Daarnaast is er NLX, een meer recent initiatief dat zich vooral op gemeenteniveau afspeelt en veel nieuwe principes rond databeheer en privacy meebrengt. Idealiter willen we dat deze twee omgevingen op elkaar aansluiten, zodat innovatieprojecten via beide manieren data kunnen opvragen zonder hiervoor twee verschillende adapters nodig te hebben. Verder onderzoek moet uitwijzen hoe deze omgevingen het beste op elkaar aangesloten kunnen worden. Er zijn verschillende scenario’s denkbaar, zoals: een soort adapter tussen WUS en NLX, NLX opnemen als profiel binnen Digikoppeling en het nieuwe government-to-government REST API profiel van Digikoppeling betrekken. Deze mogelijkheden zal ik verder onderzoeken de komende tijd!

Toekomst

Een digitale sandbox kan de versnippering in het innovatielandschap tegengaan en helpen bij het vinden van draagvlak voor nieuwe initiatieven. Dit doordat het componenten samenbrengt en ruimte biedt om prototypen te ontwikkelen. Een deel van deze oplossing bestaat al in de vorm van developer.overheid.nl en stelselvanbasisregistraties.nl. Dit is een heel sterk begin, de infrastructuur is aanwezig. Deze sites werken het beste wanneer de inventarisatie zo compleet mogelijk is. Wil jij, de lezer, dat een API van jouw organisatie meer gebruikt wordt, meld hem dan meteen aan! Voor developer.overheid.nl kan dat hier en voor stelselvanbasisregistraties.nl kun je hier een mailtje naar toe sturen. Let op: developer.overheid.nl bevat nog geen componenten vanuit bedrijven, startups, scaleups en onderzoekers. Het is nu vooral door en voor overheidsdevelopers en nog geen gedeelde, multiple helix digital sandbox.

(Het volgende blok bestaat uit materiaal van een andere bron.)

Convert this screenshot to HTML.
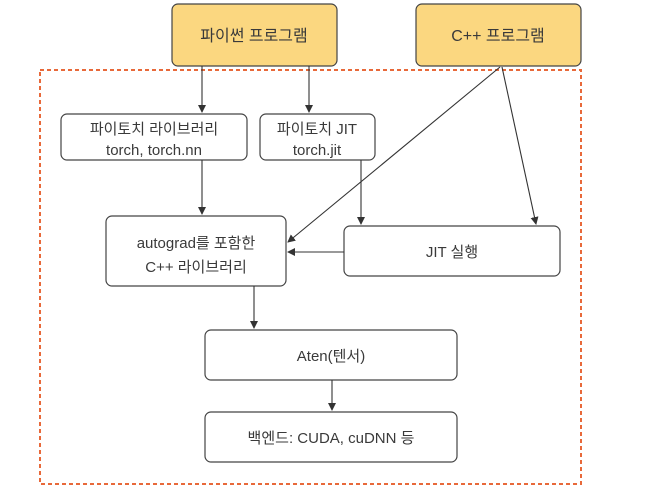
<!DOCTYPE html>
<html><head><meta charset="utf-8"><style>
body{margin:0;background:#fff;width:655px;height:498px;overflow:hidden;font-family:"Liberation Sans","Noto Sans CJK KR",sans-serif;}
</style></head><body>
<svg width="655" height="498" xmlns="http://www.w3.org/2000/svg" font-family="Liberation Sans, Noto Sans CJK KR, sans-serif" font-size="15" fill="#3a3a3a">
<defs><marker id="a" markerWidth="8" markerHeight="8" refX="7" refY="4" orient="auto" markerUnits="userSpaceOnUse"><path d="M0,0 L8,4 L0,8 z" fill="#333"/></marker></defs>
<rect x="40" y="70" width="541" height="414" fill="none" stroke="#e8693a" stroke-width="2" stroke-dasharray="4,3"/>
<rect x="172" y="4" width="165" height="62" rx="6" fill="#fbd780" stroke="#444" stroke-width="1.2"/>
<rect x="416" y="4" width="165" height="62" rx="6" fill="#fbd780" stroke="#444" stroke-width="1.2"/>
<text x="254" y="41" text-anchor="middle" font-size="16">파이썬 프로그램</text>
<text x="498" y="41" text-anchor="middle" font-size="16">C++ 프로그램</text>
<g fill="#fff" stroke="#444" stroke-width="1.2">
<rect x="61" y="114" width="186" height="46" rx="6"/>
<rect x="260" y="114" width="115" height="46" rx="6"/>
<rect x="106" y="216" width="180" height="70" rx="6"/>
<rect x="344" y="226" width="216" height="50" rx="6"/>
<rect x="205" y="330" width="252" height="50" rx="6"/>
<rect x="205" y="412" width="252" height="50" rx="6"/>
</g>
<g text-anchor="middle">
<text x="154" y="134">파이토치 라이브러리</text>
<text x="154" y="155">torch, torch.nn</text>
<text x="317" y="134">파이토치 JIT</text>
<text x="317" y="155">torch.jit</text>
<text x="196" y="248">autograd를 포함한</text>
<text x="196" y="272">C++ 라이브러리</text>
<text x="452" y="257">JIT 실행</text>
<text x="331" y="361">Aten(텐서)</text>
<text x="331" y="443">백엔드: CUDA, cuDNN 등</text>
</g>
<g stroke="#333" stroke-width="1.1" marker-end="url(#a)">
<line x1="202" y1="66" x2="202" y2="112"/>
<line x1="309" y1="66" x2="309" y2="112"/>
<line x1="202" y1="160" x2="202" y2="214"/>
<line x1="361" y1="160" x2="361" y2="224"/>
<line x1="500" y1="67" x2="288" y2="242"/>
<line x1="502" y1="67" x2="536" y2="224"/>
<line x1="344" y1="252" x2="288" y2="252"/>
<line x1="254" y1="286" x2="254" y2="328"/>
<line x1="332" y1="380" x2="332" y2="410"/>
</g>
</svg>
</body></html>
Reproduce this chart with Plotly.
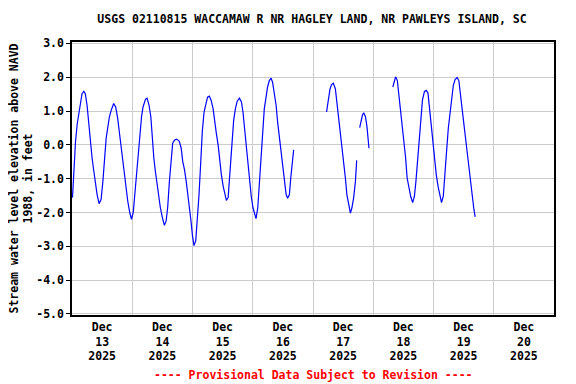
import datetime as dt
import plotly.graph_objects as go

# Hours since 2025-12-13 00:00 and water level (ft); None marks data gaps
hours = [
    0.2, 0.6, 1.0, 1.4, 2.1, 2.7, 3.4, 4.0, 4.7, 5.3, 6.0, 6.7, 7.4, 8.0, 8.7, 9.4, 10.0, 10.8,
    11.6, 12.3, 12.9, 13.6, 14.3, 14.9, 15.6, 16.6, 17.4, 18.2, 19.0, 19.8, 20.6, 21.4, 22.2,
    23.0, 23.7, 24.4, 25.0, 25.7, 26.3, 27.0, 27.7, 28.3, 29.3, 29.9, 30.7, 31.4, 31.9, 32.6,
    33.2, 33.9, 34.5, 35.2, 36.0, 36.8, 37.5, 38.1, 38.8, 39.5, 40.1, 40.8, 41.6, 42.7, 43.5,
    44.1, 44.8, 45.5, 46.1, 46.8, 47.4, 48.0, 48.6, 49.3, 50.0, 50.6, 51.3, 51.9, 52.6, 53.3,
    54.0, 54.7, 55.4, 56.2, 56.8, 57.5, 58.2, 58.8, 59.5, 60.2, 60.8, 61.5, 62.2, 62.8, 63.4,
    63.8, 64.4, 65.1, 65.8, 66.7, 67.5, 68.1, 68.8, 69.5, 70.1, 70.8, 71.4, 72.1, 72.8, 73.3,
    74.0, 74.6, 75.3, 75.9, 76.6, 77.3, 77.9, 78.6, 79.3, 79.9, 80.6, 81.3, 81.9, 82.6, 83.3,
    83.9, 84.6, 85.3, 85.9, 86.6, 87.2, 87.9, 88.3,
    95.0,
    101.4, 102.1, 102.8, 103.4, 104.1, 104.9, 105.5, 106.2, 106.9, 107.5, 108.2, 108.9, 109.5,
    110.2, 110.9, 111.5, 112.2, 112.9, 113.4,
    114.0,
    114.6, 115.2, 115.7, 116.2, 116.9, 117.5, 117.9, 118.3,
    123.0,
    127.8, 128.4, 128.9, 129.6, 130.2, 130.9, 131.5, 132.2, 132.9, 133.5, 134.2, 134.9, 135.7,
    136.4, 137.0, 137.7, 138.3, 139.0, 139.6, 140.4, 141.1, 141.8, 142.4, 143.1, 143.8, 144.4,
    145.1, 145.8, 146.4, 147.2, 147.9, 148.6, 149.2, 149.9, 150.6, 151.2, 151.9, 152.6, 153.4,
    154.1, 154.7, 155.4, 156.0, 156.7, 157.4, 158.0, 158.7, 159.4, 160.1, 160.6,
]
levels = [
    -1.56, -0.88, -0.39, 0.10, 0.63, 0.93, 1.27, 1.51, 1.58, 1.51, 1.17, 0.53, 0.00, -0.39, -0.78, -1.17, -1.47, -1.74,
    -1.61, -1.08, -0.39, 0.19, 0.54, 0.83, 1.02, 1.22, 1.12, 0.78, 0.29, -0.20, -0.78, -1.22, -1.66,
    -2.00, -2.20, -2.00, -1.47, -0.88, -0.15, 0.39, 0.83, 1.12, 1.35, 1.38, 1.17, 0.83, 0.24, -0.39,
    -0.78, -1.17, -1.47, -1.86, -2.15, -2.38, -2.25, -1.86, -1.08, -0.44, 0.05, 0.14, 0.17, 0.11, -0.10,
    -0.49, -0.73, -1.08, -1.42, -1.86, -2.25, -2.69, -2.98, -2.83, -2.15, -1.47, -0.49, 0.39, 0.97, 1.22,
    1.41, 1.44, 1.32, 1.07, 0.68, 0.34, 0.00, -0.49, -0.88, -1.22, -1.47, -1.64, -1.56, -0.98, -0.40,
    0.00, 0.73, 1.07, 1.29, 1.38, 1.27, 0.97, 0.39, -0.15, -0.69, -1.13, -1.52, -1.86, -2.10, -2.18,
    -1.86, -1.17, -0.39, 0.49, 1.07, 1.41, 1.71, 1.90, 1.97, 1.85, 1.56, 1.17, 0.68, 0.24, -0.20,
    -0.69, -1.08, -1.47, -1.58, -1.47, -0.93, -0.49, -0.15,
    None,
    0.97, 1.37, 1.66, 1.78, 1.82, 1.66, 1.27, 0.88, 0.49, -0.05, -0.49, -0.98, -1.47,
    -1.81, -2.02, -1.86, -1.56, -1.08, -0.46,
    None,
    0.51, 0.73, 0.88, 0.95, 0.83, 0.54, 0.19, -0.10,
    None,
    1.71, 1.93, 2.01, 1.90, 1.51, 1.07, 0.58, 0.10, -0.39, -0.98, -1.27, -1.52, -1.71,
    -1.52, -1.08, -0.39, 0.29, 0.88, 1.32, 1.58, 1.61, 1.53, 1.07, 0.63, 0.19, -0.29,
    -0.88, -1.22, -1.47, -1.71, -1.52, -0.93, -0.20, 0.49, 0.97, 1.41, 1.76, 1.93, 1.99,
    1.90, 1.56, 1.17, 0.68, 0.24, -0.20, -0.69, -1.17, -1.56, -1.91, -2.13,
]

day_labels = ["13", "14", "15", "16", "17", "18", "19", "20"]
y_ticks = [3.0, 2.0, 1.0, 0.0, -1.0, -2.0, -3.0, -4.0, -5.0]
y_ticktext = ["3.0", "2.0", "1.0", "0.0", "-1.0", "-2.0", "-3.0", "-4.0", "-5.0"]

base = dt.datetime(2025, 12, 13)
times = [base + dt.timedelta(hours=h) for h in hours]
tick_dates = [dt.datetime(2025, 12, int(d), 12) for d in day_labels]
tick_text = [f"Dec<br>{d}<br>2025" for d in day_labels]

FONT = "DejaVu Sans Mono"
fsize = 11.5

# The page body has an 8px margin, so the figure is sized / placed to compensate.
W, H = 568, 376

fig = go.Figure()
fig.add_trace(go.Scatter(x=times, y=levels, mode="lines",
                         line=dict(color="#0000ff", width=1.2),
                         connectgaps=False, showlegend=False, hoverinfo="skip"))

fig.update_layout(
    width=W, height=H,
    margin=dict(l=64, r=22, t=34, b=69, autoexpand=False),
    paper_bgcolor="white", plot_bgcolor="white",
    font=dict(family=FONT, size=fsize, color="black"),
    title=dict(text="<b>USGS 02110815 WACCAMAW R NR HAGLEY LAND, NR PAWLEYS ISLAND, SC</b>",
               x=304 / W, xanchor="center", y=1 - 11 / H, yanchor="middle",
               font=dict(family=FONT, size=fsize, color="black")),
    xaxis=dict(
        type="date",
        range=[dt.datetime(2025, 12, 13), dt.datetime(2025, 12, 21)],
        tickvals=tick_dates, ticktext=[f"<b>{t}</b>" for t in tick_text],
        showgrid=False, ticks="", showline=True, linecolor="black", linewidth=1.5,
        mirror=True, zeroline=False,
        minor=dict(dtick=86400000, tick0="2025-12-13", showgrid=True,
                   gridcolor="#cccccc", gridwidth=1, ticks=""),
        tickfont=dict(family=FONT, size=fsize, color="black"),
    ),
    yaxis=dict(
        range=[-5.03, 3.04],
        tickvals=y_ticks, ticktext=[f"<b>{t}</b>" for t in y_ticktext],
        showgrid=True, gridcolor="#cccccc", gridwidth=1,
        ticks="outside", ticklen=4, tickcolor="black",
        showline=True, linecolor="black", linewidth=1.5, mirror=True, zeroline=False,
        tickfont=dict(family=FONT, size=fsize, color="black"),
    ),
    annotations=[
        dict(text="<b>Stream water level elevation above NAVD<br>1988, in feet</b>",
             textangle=-90, xref="paper", yref="paper",
             x=(13 - 64) / 482, y=0.5, xanchor="center", yanchor="middle",
             showarrow=False, font=dict(family=FONT, size=fsize, color="black")),
        dict(text="<b>---- Provisional Data Subject to Revision ----</b>",
             xref="paper", yref="paper", x=0.5, y=(307 - 367) / 273,
             xanchor="center", yanchor="middle", showarrow=False,
             font=dict(family=FONT, size=fsize, color="red")),
    ],
)

fig.write_html("out.html")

De volgende stap, het ontwikkelen van tooling voor het prototypen en experimenteren met bijeengebrachte componenten, staat nog in de kinderschoenen. We hebben gezien dat code met elkaar combineren erg moeilijk is. Gelukkig blijkt data delen een goede optie, waarvan de basis er al ligt in de vorm van Digikoppeling en NLX. Hoe deze lijn het beste voortgezet wordt, is een vraag voor nader onderzoek. Duidelijk is wel dat de overheid als sterke datapartner een degelijk fundament biedt voor collaboratieve experimenten en innovatie.